Feedback on my peer’s outline Essay Example

After reading through James’ work, there are a few areas I have noted and would like to comment on to enable him move forward with his project. First, James successfully identifies a clear thesis that explains an argument about the topic on hunting he outlines. The author argues that hunting is beneficial and he goes ahead to state some of the benefits of hunting which I consider to be good effort. Secondly, the author used credible sources to support his thesis and the claims made in the outline. The author consistently cited his work by use of different and relevant journal articles, clearly indicating the author(s) and year of publication. Additionally, he recognized these sources by listing them down after the outline as works cited.
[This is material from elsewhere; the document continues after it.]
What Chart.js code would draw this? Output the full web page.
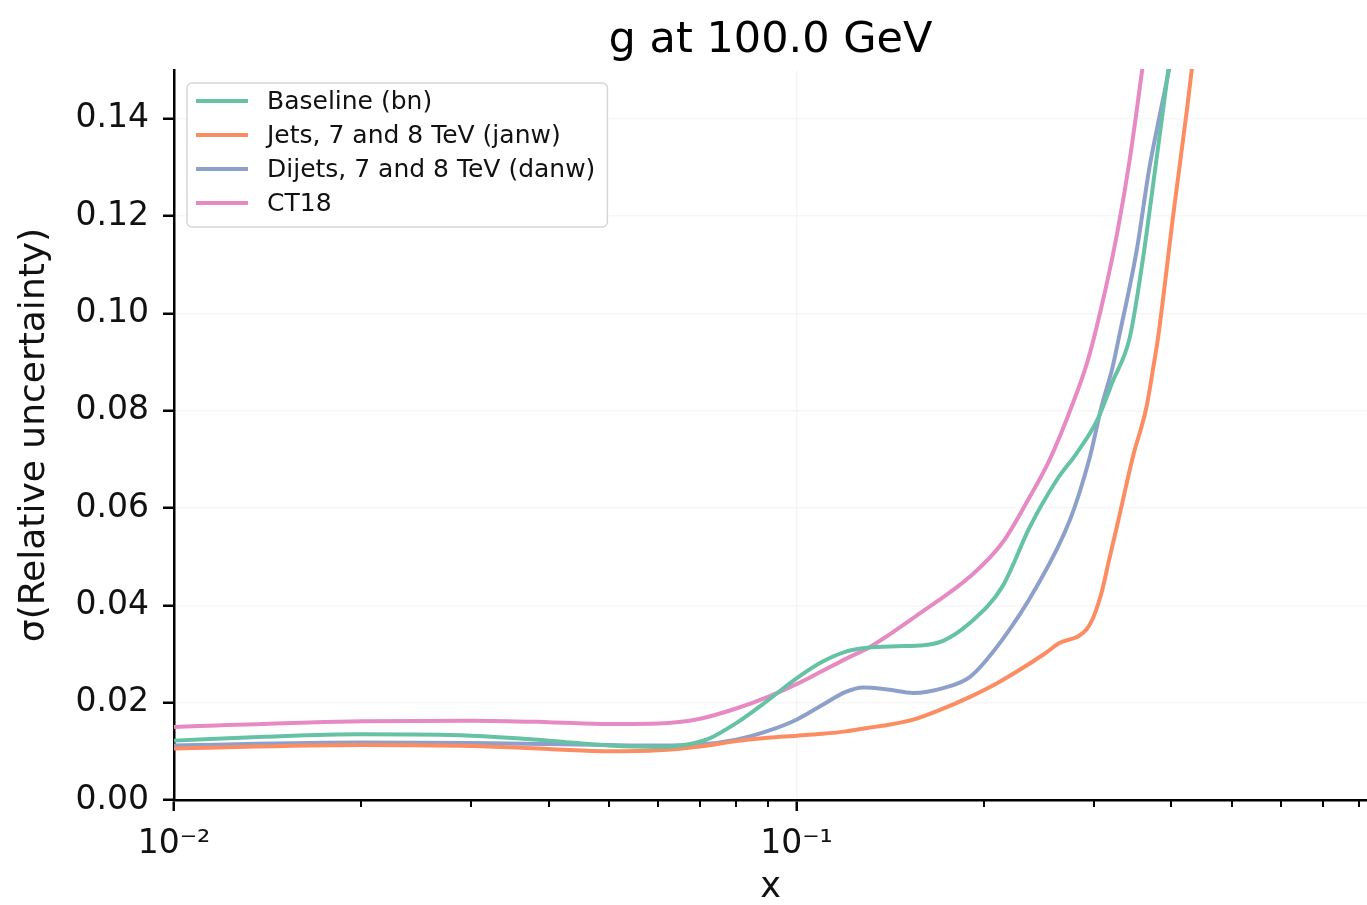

However, the author did not demonstrate an effective use of transitions and cohesive thought as he wrote the outline, which makes the points appear disconnected. Probably it is so because it is an outline but I would expect the author to use some transitions to improve the flow of information. Additionally, although the thesis itself is clear, the outline lacks an informed and logical counterargument of the presented points. The author should try to make the audience belief that he understands the topic very well by making some counterarguments.

Conclusively, the author did a good work in writing the outline. His thesis is clear and he used credible sources to support it and any claims made. This has really impressed me. What the author can do is to make the work flow by use of transitions. Generally, the work is well organized and interesting to read.